* BEGIN Data segment *
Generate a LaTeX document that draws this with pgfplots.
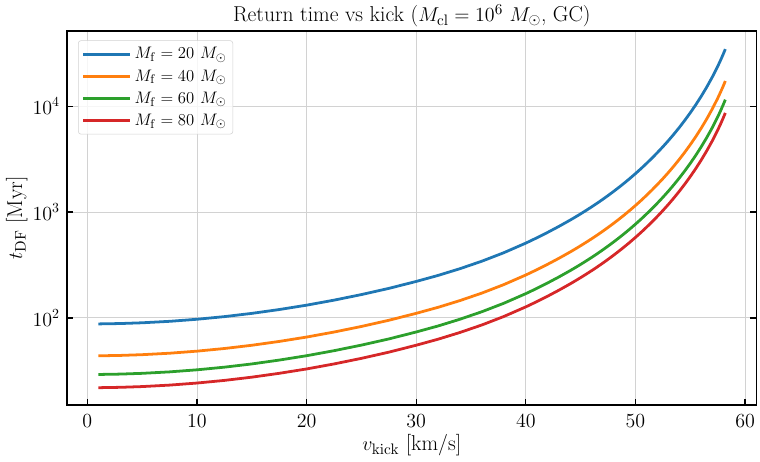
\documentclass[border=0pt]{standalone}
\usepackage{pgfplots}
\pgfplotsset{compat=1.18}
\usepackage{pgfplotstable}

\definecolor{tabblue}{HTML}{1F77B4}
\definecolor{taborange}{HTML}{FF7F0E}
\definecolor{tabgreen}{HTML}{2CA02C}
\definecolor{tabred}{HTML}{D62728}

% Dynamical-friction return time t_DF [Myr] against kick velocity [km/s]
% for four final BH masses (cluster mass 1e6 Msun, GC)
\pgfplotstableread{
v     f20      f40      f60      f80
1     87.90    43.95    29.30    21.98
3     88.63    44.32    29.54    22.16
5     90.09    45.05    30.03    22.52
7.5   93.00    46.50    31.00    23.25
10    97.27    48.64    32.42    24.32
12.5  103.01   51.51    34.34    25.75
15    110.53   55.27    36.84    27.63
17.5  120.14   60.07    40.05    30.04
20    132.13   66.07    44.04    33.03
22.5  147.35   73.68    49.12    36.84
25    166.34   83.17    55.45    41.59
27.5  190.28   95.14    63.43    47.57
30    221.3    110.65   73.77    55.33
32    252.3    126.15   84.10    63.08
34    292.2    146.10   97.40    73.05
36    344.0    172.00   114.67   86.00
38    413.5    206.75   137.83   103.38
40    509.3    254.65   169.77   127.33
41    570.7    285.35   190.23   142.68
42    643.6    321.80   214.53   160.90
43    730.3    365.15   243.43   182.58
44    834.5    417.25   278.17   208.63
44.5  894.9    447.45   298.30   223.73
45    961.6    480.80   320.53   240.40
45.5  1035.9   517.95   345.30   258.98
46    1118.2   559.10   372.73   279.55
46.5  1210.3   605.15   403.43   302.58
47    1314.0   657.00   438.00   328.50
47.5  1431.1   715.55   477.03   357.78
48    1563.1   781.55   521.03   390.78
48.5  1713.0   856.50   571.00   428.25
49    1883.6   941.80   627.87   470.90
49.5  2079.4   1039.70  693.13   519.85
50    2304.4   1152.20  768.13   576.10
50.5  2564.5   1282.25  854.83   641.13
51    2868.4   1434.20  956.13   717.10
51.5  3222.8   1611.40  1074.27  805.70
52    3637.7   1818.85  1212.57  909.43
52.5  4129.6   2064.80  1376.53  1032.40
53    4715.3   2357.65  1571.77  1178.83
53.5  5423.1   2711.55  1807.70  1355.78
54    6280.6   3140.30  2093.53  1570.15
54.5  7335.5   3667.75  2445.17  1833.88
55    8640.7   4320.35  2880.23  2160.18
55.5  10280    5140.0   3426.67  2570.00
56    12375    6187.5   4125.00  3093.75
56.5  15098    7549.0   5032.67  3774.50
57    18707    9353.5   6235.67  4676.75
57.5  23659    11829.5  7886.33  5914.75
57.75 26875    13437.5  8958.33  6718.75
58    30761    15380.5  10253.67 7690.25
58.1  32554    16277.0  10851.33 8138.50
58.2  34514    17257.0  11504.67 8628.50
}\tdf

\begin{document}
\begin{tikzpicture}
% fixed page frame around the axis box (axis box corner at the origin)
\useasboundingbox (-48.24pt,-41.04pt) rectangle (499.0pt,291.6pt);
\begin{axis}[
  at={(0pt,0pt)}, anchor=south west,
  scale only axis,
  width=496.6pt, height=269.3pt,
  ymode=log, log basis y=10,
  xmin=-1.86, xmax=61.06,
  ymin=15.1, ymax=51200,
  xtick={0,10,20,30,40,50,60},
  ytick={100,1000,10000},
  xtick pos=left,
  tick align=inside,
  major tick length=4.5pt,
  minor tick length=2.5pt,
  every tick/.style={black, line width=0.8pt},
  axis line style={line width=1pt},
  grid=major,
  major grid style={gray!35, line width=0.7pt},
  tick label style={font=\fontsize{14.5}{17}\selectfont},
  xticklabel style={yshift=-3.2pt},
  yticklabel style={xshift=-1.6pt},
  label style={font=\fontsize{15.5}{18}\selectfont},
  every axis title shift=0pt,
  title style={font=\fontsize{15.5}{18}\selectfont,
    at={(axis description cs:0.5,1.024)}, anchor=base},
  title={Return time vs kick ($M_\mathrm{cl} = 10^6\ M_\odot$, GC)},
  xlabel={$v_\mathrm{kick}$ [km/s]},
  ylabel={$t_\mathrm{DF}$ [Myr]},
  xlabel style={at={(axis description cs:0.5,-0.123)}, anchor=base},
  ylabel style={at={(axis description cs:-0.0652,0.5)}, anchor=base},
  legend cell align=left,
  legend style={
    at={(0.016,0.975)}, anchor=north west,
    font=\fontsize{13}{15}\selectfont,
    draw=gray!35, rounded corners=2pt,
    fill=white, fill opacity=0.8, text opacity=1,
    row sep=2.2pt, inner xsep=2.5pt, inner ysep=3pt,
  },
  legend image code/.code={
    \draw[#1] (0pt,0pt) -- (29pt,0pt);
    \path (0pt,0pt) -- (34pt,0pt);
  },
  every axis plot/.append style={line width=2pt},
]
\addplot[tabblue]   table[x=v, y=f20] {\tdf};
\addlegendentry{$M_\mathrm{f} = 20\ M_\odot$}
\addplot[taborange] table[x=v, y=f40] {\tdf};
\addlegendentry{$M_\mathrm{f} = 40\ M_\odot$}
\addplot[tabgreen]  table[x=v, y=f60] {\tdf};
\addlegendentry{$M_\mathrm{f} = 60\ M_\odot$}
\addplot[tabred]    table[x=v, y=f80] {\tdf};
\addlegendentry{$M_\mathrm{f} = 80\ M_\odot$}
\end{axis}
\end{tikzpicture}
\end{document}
* END Data segment *
The data should be printed again unchanged; leave its pictures out.

→ **Exercise answer**
Generate a LaTeX document that draws this with pgfplots.
\documentclass[border=0pt]{standalone}
\usepackage{pgfplots}
\pgfplotsset{compat=1.18}
\usepackage{pgfplotstable}

\definecolor{tabblue}{HTML}{1F77B4}
\definecolor{taborange}{HTML}{FF7F0E}
\definecolor{tabgreen}{HTML}{2CA02C}
\definecolor{tabred}{HTML}{D62728}

% Dynamical-friction return time t_DF [Myr] against kick velocity [km/s]
% for four final BH masses (cluster mass 1e6 Msun, GC)
\pgfplotstableread{
v     f20      f40      f60      f80
1     87.90    43.95    29.30    21.98
3     88.63    44.32    29.54    22.16
5     90.09    45.05    30.03    22.52
7.5   93.00    46.50    31.00    23.25
10    97.27    48.64    32.42    24.32
12.5  103.01   51.51    34.34    25.75
15    110.53   55.27    36.84    27.63
17.5  120.14   60.07    40.05    30.04
20    132.13   66.07    44.04    33.03
22.5  147.35   73.68    49.12    36.84
25    166.34   83.17    55.45    41.59
27.5  190.28   95.14    63.43    47.57
30    221.3    110.65   73.77    55.33
32    252.3    126.15   84.10    63.08
34    292.2    146.10   97.40    73.05
36    344.0    172.00   114.67   86.00
38    413.5    206.75   137.83   103.38
40    509.3    254.65   169.77   127.33
41    570.7    285.35   190.23   142.68
42    643.6    321.80   214.53   160.90
43    730.3    365.15   243.43   182.58
44    834.5    417.25   278.17   208.63
44.5  894.9    447.45   298.30   223.73
45    961.6    480.80   320.53   240.40
45.5  1035.9   517.95   345.30   258.98
46    1118.2   559.10   372.73   279.55
46.5  1210.3   605.15   403.43   302.58
47    1314.0   657.00   438.00   328.50
47.5  1431.1   715.55   477.03   357.78
48    1563.1   781.55   521.03   390.78
48.5  1713.0   856.50   571.00   428.25
49    1883.6   941.80   627.87   470.90
49.5  2079.4   1039.70  693.13   519.85
50    2304.4   1152.20  768.13   576.10
50.5  2564.5   1282.25  854.83   641.13
51    2868.4   1434.20  956.13   717.10
51.5  3222.8   1611.40  1074.27  805.70
52    3637.7   1818.85  1212.57  909.43
52.5  4129.6   2064.80  1376.53  1032.40
53    4715.3   2357.65  1571.77  1178.83
53.5  5423.1   2711.55  1807.70  1355.78
54    6280.6   3140.30  2093.53  1570.15
54.5  7335.5   3667.75  2445.17  1833.88
55    8640.7   4320.35  2880.23  2160.18
55.5  10280    5140.0   3426.67  2570.00
56    12375    6187.5   4125.00  3093.75
56.5  15098    7549.0   5032.67  3774.50
57    18707    9353.5   6235.67  4676.75
57.5  23659    11829.5  7886.33  5914.75
57.75 26875    13437.5  8958.33  6718.75
58    30761    15380.5  10253.67 7690.25
58.1  32554    16277.0  10851.33 8138.50
58.2  34514    17257.0  11504.67 8628.50
}\tdf

\begin{document}
\begin{tikzpicture}
% fixed page frame around the axis box (axis box corner at the origin)
\useasboundingbox (-48.24pt,-41.04pt) rectangle (499.0pt,291.6pt);
\begin{axis}[
  at={(0pt,0pt)}, anchor=south west,
  scale only axis,
  width=496.6pt, height=269.3pt,
  ymode=log, log basis y=10,
  xmin=-1.86, xmax=61.06,
  ymin=15.1, ymax=51200,
  xtick={0,10,20,30,40,50,60},
  ytick={100,1000,10000},
  xtick pos=left,
  tick align=inside,
  major tick length=4.5pt,
  minor tick length=2.5pt,
  every tick/.style={black, line width=0.8pt},
  axis line style={line width=1pt},
  grid=major,
  major grid style={gray!35, line width=0.7pt},
  tick label style={font=\fontsize{14.5}{17}\selectfont},
  xticklabel style={yshift=-3.2pt},
  yticklabel style={xshift=-1.6pt},
  label style={font=\fontsize{15.5}{18}\selectfont},
  every axis title shift=0pt,
  title style={font=\fontsize{15.5}{18}\selectfont,
    at={(axis description cs:0.5,1.024)}, anchor=base},
  title={Return time vs kick ($M_\mathrm{cl} = 10^6\ M_\odot$, GC)},
  xlabel={$v_\mathrm{kick}$ [km/s]},
  ylabel={$t_\mathrm{DF}$ [Myr]},
  xlabel style={at={(axis description cs:0.5,-0.123)}, anchor=base},
  ylabel style={at={(axis description cs:-0.0652,0.5)}, anchor=base},
  legend cell align=left,
  legend style={
    at={(0.016,0.975)}, anchor=north west,
    font=\fontsize{13}{15}\selectfont,
    draw=gray!35, rounded corners=2pt,
    fill=white, fill opacity=0.8, text opacity=1,
    row sep=2.2pt, inner xsep=2.5pt, inner ysep=3pt,
  },
  legend image code/.code={
    \draw[#1] (0pt,0pt) -- (29pt,0pt);
    \path (0pt,0pt) -- (34pt,0pt);
  },
  every axis plot/.append style={line width=2pt},
]
\addplot[tabblue]   table[x=v, y=f20] {\tdf};
\addlegendentry{$M_\mathrm{f} = 20\ M_\odot$}
\addplot[taborange] table[x=v, y=f40] {\tdf};
\addlegendentry{$M_\mathrm{f} = 40\ M_\odot$}
\addplot[tabgreen]  table[x=v, y=f60] {\tdf};
\addlegendentry{$M_\mathrm{f} = 60\ M_\odot$}
\addplot[tabred]    table[x=v, y=f80] {\tdf};
\addlegendentry{$M_\mathrm{f} = 80\ M_\odot$}
\end{axis}
\end{tikzpicture}
\end{document}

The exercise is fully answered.